**Records from a data collection**.
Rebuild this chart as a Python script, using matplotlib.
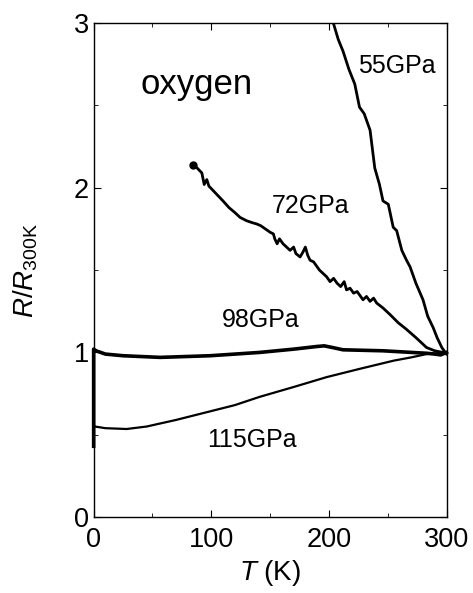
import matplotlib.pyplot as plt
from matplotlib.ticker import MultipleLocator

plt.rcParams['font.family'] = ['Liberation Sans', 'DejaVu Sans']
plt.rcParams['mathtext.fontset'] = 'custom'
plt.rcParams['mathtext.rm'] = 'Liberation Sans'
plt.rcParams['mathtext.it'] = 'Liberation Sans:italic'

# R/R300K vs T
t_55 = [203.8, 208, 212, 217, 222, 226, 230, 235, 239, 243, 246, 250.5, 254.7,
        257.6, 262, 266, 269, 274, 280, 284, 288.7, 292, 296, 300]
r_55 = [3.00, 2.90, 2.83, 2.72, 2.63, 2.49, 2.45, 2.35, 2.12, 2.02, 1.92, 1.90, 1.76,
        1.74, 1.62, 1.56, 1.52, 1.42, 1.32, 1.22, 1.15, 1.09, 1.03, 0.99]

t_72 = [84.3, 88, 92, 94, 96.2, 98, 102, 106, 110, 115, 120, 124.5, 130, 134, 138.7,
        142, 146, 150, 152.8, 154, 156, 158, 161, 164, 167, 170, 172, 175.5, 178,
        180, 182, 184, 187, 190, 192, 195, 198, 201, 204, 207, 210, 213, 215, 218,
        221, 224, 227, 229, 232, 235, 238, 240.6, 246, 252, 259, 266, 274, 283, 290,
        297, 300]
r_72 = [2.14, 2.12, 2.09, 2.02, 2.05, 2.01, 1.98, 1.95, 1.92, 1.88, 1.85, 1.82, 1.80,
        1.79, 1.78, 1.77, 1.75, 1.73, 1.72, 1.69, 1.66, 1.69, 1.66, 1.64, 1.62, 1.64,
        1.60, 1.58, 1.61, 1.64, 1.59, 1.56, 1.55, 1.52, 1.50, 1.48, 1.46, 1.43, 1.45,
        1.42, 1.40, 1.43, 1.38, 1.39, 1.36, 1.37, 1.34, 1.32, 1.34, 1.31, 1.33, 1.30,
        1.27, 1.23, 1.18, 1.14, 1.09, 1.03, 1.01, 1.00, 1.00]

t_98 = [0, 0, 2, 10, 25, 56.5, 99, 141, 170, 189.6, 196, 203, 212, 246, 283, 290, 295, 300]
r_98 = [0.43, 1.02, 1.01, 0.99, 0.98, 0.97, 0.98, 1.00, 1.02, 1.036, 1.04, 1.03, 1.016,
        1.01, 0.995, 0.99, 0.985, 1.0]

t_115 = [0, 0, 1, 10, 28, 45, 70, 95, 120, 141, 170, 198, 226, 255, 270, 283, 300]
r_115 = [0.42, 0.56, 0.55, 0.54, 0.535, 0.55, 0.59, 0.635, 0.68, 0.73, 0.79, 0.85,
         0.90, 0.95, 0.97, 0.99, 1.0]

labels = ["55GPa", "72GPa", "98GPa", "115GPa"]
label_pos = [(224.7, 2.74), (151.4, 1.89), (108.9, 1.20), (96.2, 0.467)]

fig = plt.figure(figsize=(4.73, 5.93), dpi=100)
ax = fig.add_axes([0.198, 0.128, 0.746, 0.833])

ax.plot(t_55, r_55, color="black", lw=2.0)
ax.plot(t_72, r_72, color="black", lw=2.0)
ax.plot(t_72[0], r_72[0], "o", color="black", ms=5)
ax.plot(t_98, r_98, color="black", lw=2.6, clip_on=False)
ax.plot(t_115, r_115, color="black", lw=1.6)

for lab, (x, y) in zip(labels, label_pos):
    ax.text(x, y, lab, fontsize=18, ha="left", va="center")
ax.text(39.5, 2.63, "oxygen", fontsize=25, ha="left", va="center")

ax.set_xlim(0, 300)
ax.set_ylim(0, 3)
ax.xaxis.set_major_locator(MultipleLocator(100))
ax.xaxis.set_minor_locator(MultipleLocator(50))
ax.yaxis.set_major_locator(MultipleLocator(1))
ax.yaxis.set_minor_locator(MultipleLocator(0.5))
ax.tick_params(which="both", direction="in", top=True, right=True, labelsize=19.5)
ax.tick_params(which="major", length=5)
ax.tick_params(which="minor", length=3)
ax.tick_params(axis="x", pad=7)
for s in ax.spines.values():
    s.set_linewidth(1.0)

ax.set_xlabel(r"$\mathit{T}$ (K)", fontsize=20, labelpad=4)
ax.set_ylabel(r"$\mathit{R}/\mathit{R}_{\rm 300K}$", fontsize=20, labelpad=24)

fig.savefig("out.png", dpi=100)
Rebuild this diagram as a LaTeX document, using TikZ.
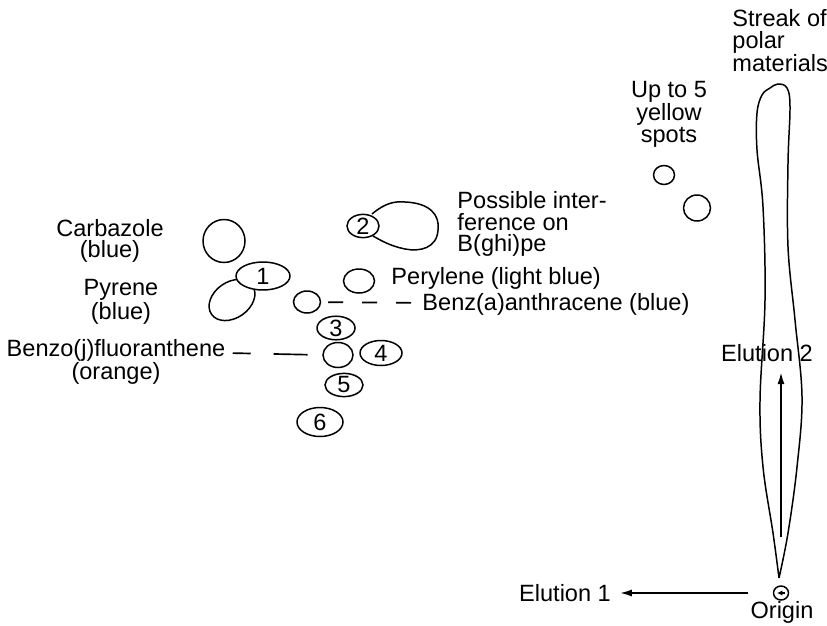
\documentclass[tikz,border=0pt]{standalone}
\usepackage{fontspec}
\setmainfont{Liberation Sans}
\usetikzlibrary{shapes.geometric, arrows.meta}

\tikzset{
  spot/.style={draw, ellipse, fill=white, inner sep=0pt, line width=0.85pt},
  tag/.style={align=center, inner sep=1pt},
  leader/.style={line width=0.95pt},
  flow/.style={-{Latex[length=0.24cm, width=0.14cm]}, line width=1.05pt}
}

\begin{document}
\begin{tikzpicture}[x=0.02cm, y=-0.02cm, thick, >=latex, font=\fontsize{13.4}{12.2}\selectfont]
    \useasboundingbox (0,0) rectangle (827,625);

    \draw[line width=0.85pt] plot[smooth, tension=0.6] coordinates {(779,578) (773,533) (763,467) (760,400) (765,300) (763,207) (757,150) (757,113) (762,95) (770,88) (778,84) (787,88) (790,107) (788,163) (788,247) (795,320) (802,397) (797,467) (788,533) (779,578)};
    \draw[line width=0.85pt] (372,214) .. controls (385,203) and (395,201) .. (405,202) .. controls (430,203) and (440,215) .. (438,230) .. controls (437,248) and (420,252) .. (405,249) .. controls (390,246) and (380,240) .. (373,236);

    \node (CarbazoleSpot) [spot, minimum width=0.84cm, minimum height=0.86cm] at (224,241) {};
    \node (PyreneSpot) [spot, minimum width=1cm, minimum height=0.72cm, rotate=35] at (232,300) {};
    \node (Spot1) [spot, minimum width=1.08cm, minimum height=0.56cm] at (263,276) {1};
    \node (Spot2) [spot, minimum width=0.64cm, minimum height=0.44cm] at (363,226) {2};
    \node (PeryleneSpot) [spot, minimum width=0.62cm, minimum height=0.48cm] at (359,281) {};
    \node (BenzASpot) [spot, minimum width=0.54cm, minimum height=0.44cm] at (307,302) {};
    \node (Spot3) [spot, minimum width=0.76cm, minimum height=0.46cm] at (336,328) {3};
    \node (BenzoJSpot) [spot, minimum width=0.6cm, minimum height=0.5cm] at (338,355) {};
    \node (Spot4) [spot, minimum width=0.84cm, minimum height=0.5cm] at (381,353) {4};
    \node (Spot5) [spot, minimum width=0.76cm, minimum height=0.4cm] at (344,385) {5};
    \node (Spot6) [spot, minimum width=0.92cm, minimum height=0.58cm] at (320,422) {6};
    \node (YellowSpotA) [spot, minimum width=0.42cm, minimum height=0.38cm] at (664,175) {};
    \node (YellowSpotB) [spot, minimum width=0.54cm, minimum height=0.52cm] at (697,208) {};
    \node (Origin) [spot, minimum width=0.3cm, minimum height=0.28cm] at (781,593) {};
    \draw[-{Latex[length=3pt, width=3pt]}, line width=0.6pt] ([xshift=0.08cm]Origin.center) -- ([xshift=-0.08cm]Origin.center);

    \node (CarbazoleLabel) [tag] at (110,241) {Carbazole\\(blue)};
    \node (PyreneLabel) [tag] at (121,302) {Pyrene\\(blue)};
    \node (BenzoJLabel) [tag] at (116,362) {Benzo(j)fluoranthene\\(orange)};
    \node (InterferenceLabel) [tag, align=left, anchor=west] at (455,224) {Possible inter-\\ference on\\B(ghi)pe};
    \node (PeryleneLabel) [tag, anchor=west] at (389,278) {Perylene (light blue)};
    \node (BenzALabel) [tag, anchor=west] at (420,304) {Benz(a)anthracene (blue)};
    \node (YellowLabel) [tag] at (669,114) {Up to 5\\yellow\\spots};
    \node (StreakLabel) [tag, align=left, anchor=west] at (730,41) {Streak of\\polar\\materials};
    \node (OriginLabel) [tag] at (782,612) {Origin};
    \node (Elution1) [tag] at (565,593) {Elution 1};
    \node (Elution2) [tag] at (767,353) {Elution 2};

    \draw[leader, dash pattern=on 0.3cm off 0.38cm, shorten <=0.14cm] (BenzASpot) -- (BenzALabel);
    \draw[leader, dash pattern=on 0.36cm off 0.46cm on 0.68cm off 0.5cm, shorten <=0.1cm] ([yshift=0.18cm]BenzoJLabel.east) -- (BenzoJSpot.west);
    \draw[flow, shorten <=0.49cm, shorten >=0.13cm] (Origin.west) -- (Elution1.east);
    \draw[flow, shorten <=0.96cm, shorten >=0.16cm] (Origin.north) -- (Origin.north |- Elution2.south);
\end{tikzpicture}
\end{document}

**Stated goal**. From the first line above through the line containing "from matplotlib.ticker import MultipleLocator", copy everything exactly, without the pictures.

**Finished answer**.
Rebuild this chart as a Python script, using matplotlib.
import matplotlib.pyplot as plt
from matplotlib.ticker import MultipleLocator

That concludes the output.